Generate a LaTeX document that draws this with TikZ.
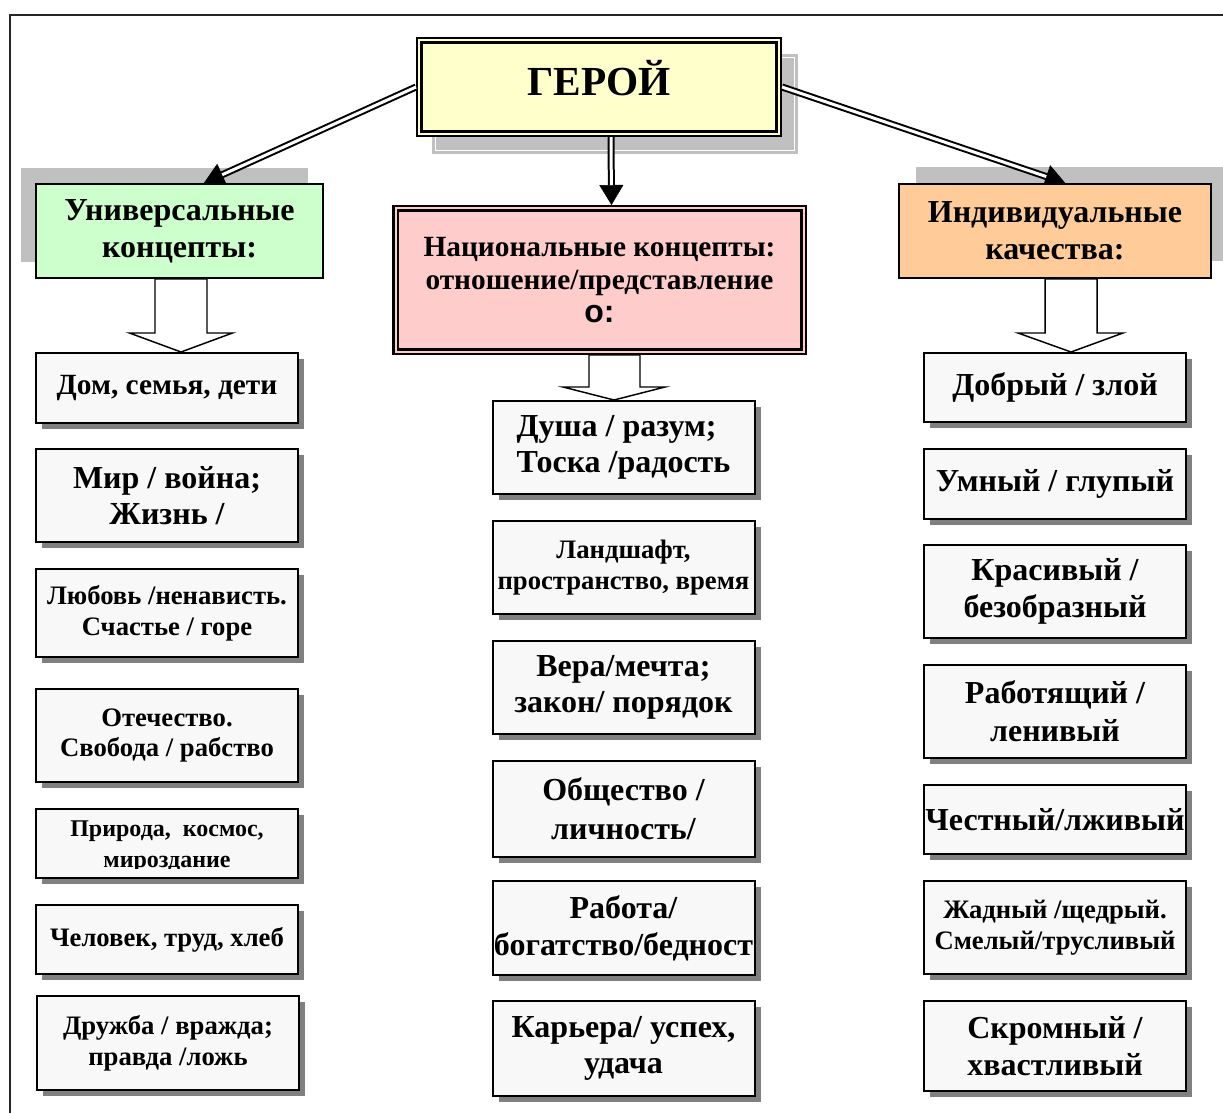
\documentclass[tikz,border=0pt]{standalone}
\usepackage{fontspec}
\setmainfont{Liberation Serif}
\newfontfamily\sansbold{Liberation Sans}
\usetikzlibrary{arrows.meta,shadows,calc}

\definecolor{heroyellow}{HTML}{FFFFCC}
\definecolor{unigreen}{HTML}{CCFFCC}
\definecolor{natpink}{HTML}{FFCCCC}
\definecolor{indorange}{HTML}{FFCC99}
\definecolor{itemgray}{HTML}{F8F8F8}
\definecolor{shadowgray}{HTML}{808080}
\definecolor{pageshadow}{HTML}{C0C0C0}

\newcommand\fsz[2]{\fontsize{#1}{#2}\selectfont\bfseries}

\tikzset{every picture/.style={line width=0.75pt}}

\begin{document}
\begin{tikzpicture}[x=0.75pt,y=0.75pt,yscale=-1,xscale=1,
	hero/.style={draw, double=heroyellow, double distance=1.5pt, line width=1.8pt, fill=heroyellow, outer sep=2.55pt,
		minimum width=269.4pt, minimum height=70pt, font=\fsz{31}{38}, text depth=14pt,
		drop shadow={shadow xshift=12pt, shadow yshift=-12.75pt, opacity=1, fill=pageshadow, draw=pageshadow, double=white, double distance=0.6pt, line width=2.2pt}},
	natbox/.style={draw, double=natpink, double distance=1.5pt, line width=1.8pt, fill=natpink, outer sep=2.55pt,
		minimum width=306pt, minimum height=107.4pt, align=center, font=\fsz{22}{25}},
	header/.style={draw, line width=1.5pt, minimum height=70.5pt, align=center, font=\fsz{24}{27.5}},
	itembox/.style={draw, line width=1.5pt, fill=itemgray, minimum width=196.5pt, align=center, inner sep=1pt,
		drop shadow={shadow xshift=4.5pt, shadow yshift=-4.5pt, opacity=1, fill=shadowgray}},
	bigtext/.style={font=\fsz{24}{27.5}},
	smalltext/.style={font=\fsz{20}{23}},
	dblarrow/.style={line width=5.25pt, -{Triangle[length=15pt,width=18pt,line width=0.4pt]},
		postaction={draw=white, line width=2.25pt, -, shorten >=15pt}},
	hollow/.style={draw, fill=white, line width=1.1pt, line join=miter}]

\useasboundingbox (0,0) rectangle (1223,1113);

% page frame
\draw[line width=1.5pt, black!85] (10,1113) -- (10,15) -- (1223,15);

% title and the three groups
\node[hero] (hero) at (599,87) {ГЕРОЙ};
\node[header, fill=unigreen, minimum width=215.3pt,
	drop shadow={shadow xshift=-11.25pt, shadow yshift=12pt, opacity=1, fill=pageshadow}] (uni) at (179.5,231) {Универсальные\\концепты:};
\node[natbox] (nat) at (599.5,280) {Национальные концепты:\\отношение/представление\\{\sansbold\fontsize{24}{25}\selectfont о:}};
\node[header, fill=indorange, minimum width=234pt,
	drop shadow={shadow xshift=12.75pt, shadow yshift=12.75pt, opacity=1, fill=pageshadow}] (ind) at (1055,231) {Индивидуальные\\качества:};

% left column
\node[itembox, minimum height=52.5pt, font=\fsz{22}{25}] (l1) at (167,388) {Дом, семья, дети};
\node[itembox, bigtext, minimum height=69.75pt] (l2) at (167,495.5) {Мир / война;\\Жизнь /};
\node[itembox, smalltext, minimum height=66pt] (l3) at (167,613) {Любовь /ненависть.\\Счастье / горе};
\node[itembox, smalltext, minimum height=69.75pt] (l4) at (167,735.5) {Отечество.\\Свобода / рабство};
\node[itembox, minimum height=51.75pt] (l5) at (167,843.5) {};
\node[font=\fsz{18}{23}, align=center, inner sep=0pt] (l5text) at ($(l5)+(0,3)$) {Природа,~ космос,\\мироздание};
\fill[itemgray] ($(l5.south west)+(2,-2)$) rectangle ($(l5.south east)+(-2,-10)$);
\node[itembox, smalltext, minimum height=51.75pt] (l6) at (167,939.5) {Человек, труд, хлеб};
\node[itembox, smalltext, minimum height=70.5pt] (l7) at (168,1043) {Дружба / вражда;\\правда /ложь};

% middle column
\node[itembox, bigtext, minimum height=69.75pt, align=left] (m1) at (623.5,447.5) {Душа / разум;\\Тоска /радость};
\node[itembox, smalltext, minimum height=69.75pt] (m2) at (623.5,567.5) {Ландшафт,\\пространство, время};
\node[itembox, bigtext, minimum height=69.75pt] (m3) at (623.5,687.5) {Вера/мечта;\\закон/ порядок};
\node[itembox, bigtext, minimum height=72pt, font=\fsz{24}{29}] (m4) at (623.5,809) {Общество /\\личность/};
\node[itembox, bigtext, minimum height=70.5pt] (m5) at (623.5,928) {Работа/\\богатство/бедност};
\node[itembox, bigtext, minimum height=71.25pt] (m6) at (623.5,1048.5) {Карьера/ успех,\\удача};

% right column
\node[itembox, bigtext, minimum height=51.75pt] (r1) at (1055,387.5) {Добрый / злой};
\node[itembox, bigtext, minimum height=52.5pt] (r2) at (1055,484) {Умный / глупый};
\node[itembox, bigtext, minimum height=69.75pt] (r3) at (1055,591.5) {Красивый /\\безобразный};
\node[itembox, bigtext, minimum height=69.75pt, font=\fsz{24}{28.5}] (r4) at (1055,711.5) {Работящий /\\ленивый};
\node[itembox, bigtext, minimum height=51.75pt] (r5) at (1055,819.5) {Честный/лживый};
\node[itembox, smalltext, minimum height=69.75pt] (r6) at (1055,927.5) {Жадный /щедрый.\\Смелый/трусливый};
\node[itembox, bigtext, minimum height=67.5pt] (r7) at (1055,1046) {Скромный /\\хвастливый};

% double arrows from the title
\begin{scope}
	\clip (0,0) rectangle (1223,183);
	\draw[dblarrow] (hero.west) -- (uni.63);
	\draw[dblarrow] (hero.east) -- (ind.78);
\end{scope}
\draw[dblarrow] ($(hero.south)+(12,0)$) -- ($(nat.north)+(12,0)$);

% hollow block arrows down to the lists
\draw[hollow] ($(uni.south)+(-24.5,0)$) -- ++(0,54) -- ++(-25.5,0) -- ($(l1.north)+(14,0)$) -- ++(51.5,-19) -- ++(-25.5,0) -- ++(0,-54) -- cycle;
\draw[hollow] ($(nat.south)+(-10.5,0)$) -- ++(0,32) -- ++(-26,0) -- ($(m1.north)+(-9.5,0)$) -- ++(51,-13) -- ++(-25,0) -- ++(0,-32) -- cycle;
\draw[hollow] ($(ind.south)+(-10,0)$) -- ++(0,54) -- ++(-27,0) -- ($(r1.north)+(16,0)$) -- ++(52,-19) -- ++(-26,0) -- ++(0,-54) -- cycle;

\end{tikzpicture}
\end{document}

::::::::

◆ WHAT YOU HAVE TO DO ◆
Without including any pictures, print all of the material exactly as given.

◆ SOLUTION TO THIS PROBLEM ◆
Generate a LaTeX document that draws this with TikZ.
\documentclass[tikz,border=0pt]{standalone}
\usepackage{fontspec}
\setmainfont{Liberation Serif}
\newfontfamily\sansbold{Liberation Sans}
\usetikzlibrary{arrows.meta,shadows,calc}

\definecolor{heroyellow}{HTML}{FFFFCC}
\definecolor{unigreen}{HTML}{CCFFCC}
\definecolor{natpink}{HTML}{FFCCCC}
\definecolor{indorange}{HTML}{FFCC99}
\definecolor{itemgray}{HTML}{F8F8F8}
\definecolor{shadowgray}{HTML}{808080}
\definecolor{pageshadow}{HTML}{C0C0C0}

\newcommand\fsz[2]{\fontsize{#1}{#2}\selectfont\bfseries}

\tikzset{every picture/.style={line width=0.75pt}}

\begin{document}
\begin{tikzpicture}[x=0.75pt,y=0.75pt,yscale=-1,xscale=1,
	hero/.style={draw, double=heroyellow, double distance=1.5pt, line width=1.8pt, fill=heroyellow, outer sep=2.55pt,
		minimum width=269.4pt, minimum height=70pt, font=\fsz{31}{38}, text depth=14pt,
		drop shadow={shadow xshift=12pt, shadow yshift=-12.75pt, opacity=1, fill=pageshadow, draw=pageshadow, double=white, double distance=0.6pt, line width=2.2pt}},
	natbox/.style={draw, double=natpink, double distance=1.5pt, line width=1.8pt, fill=natpink, outer sep=2.55pt,
		minimum width=306pt, minimum height=107.4pt, align=center, font=\fsz{22}{25}},
	header/.style={draw, line width=1.5pt, minimum height=70.5pt, align=center, font=\fsz{24}{27.5}},
	itembox/.style={draw, line width=1.5pt, fill=itemgray, minimum width=196.5pt, align=center, inner sep=1pt,
		drop shadow={shadow xshift=4.5pt, shadow yshift=-4.5pt, opacity=1, fill=shadowgray}},
	bigtext/.style={font=\fsz{24}{27.5}},
	smalltext/.style={font=\fsz{20}{23}},
	dblarrow/.style={line width=5.25pt, -{Triangle[length=15pt,width=18pt,line width=0.4pt]},
		postaction={draw=white, line width=2.25pt, -, shorten >=15pt}},
	hollow/.style={draw, fill=white, line width=1.1pt, line join=miter}]

\useasboundingbox (0,0) rectangle (1223,1113);

% page frame
\draw[line width=1.5pt, black!85] (10,1113) -- (10,15) -- (1223,15);

% title and the three groups
\node[hero] (hero) at (599,87) {ГЕРОЙ};
\node[header, fill=unigreen, minimum width=215.3pt,
	drop shadow={shadow xshift=-11.25pt, shadow yshift=12pt, opacity=1, fill=pageshadow}] (uni) at (179.5,231) {Универсальные\\концепты:};
\node[natbox] (nat) at (599.5,280) {Национальные концепты:\\отношение/представление\\{\sansbold\fontsize{24}{25}\selectfont о:}};
\node[header, fill=indorange, minimum width=234pt,
	drop shadow={shadow xshift=12.75pt, shadow yshift=12.75pt, opacity=1, fill=pageshadow}] (ind) at (1055,231) {Индивидуальные\\качества:};

% left column
\node[itembox, minimum height=52.5pt, font=\fsz{22}{25}] (l1) at (167,388) {Дом, семья, дети};
\node[itembox, bigtext, minimum height=69.75pt] (l2) at (167,495.5) {Мир / война;\\Жизнь /};
\node[itembox, smalltext, minimum height=66pt] (l3) at (167,613) {Любовь /ненависть.\\Счастье / горе};
\node[itembox, smalltext, minimum height=69.75pt] (l4) at (167,735.5) {Отечество.\\Свобода / рабство};
\node[itembox, minimum height=51.75pt] (l5) at (167,843.5) {};
\node[font=\fsz{18}{23}, align=center, inner sep=0pt] (l5text) at ($(l5)+(0,3)$) {Природа,~ космос,\\мироздание};
\fill[itemgray] ($(l5.south west)+(2,-2)$) rectangle ($(l5.south east)+(-2,-10)$);
\node[itembox, smalltext, minimum height=51.75pt] (l6) at (167,939.5) {Человек, труд, хлеб};
\node[itembox, smalltext, minimum height=70.5pt] (l7) at (168,1043) {Дружба / вражда;\\правда /ложь};

% middle column
\node[itembox, bigtext, minimum height=69.75pt, align=left] (m1) at (623.5,447.5) {Душа / разум;\\Тоска /радость};
\node[itembox, smalltext, minimum height=69.75pt] (m2) at (623.5,567.5) {Ландшафт,\\пространство, время};
\node[itembox, bigtext, minimum height=69.75pt] (m3) at (623.5,687.5) {Вера/мечта;\\закон/ порядок};
\node[itembox, bigtext, minimum height=72pt, font=\fsz{24}{29}] (m4) at (623.5,809) {Общество /\\личность/};
\node[itembox, bigtext, minimum height=70.5pt] (m5) at (623.5,928) {Работа/\\богатство/бедност};
\node[itembox, bigtext, minimum height=71.25pt] (m6) at (623.5,1048.5) {Карьера/ успех,\\удача};

% right column
\node[itembox, bigtext, minimum height=51.75pt] (r1) at (1055,387.5) {Добрый / злой};
\node[itembox, bigtext, minimum height=52.5pt] (r2) at (1055,484) {Умный / глупый};
\node[itembox, bigtext, minimum height=69.75pt] (r3) at (1055,591.5) {Красивый /\\безобразный};
\node[itembox, bigtext, minimum height=69.75pt, font=\fsz{24}{28.5}] (r4) at (1055,711.5) {Работящий /\\ленивый};
\node[itembox, bigtext, minimum height=51.75pt] (r5) at (1055,819.5) {Честный/лживый};
\node[itembox, smalltext, minimum height=69.75pt] (r6) at (1055,927.5) {Жадный /щедрый.\\Смелый/трусливый};
\node[itembox, bigtext, minimum height=67.5pt] (r7) at (1055,1046) {Скромный /\\хвастливый};

% double arrows from the title
\begin{scope}
	\clip (0,0) rectangle (1223,183);
	\draw[dblarrow] (hero.west) -- (uni.63);
	\draw[dblarrow] (hero.east) -- (ind.78);
\end{scope}
\draw[dblarrow] ($(hero.south)+(12,0)$) -- ($(nat.north)+(12,0)$);

% hollow block arrows down to the lists
\draw[hollow] ($(uni.south)+(-24.5,0)$) -- ++(0,54) -- ++(-25.5,0) -- ($(l1.north)+(14,0)$) -- ++(51.5,-19) -- ++(-25.5,0) -- ++(0,-54) -- cycle;
\draw[hollow] ($(nat.south)+(-10.5,0)$) -- ++(0,32) -- ++(-26,0) -- ($(m1.north)+(-9.5,0)$) -- ++(51,-13) -- ++(-25,0) -- ++(0,-32) -- cycle;
\draw[hollow] ($(ind.south)+(-10,0)$) -- ++(0,54) -- ++(-27,0) -- ($(r1.north)+(16,0)$) -- ++(52,-19) -- ++(-26,0) -- ++(0,-54) -- cycle;

\end{tikzpicture}
\end{document}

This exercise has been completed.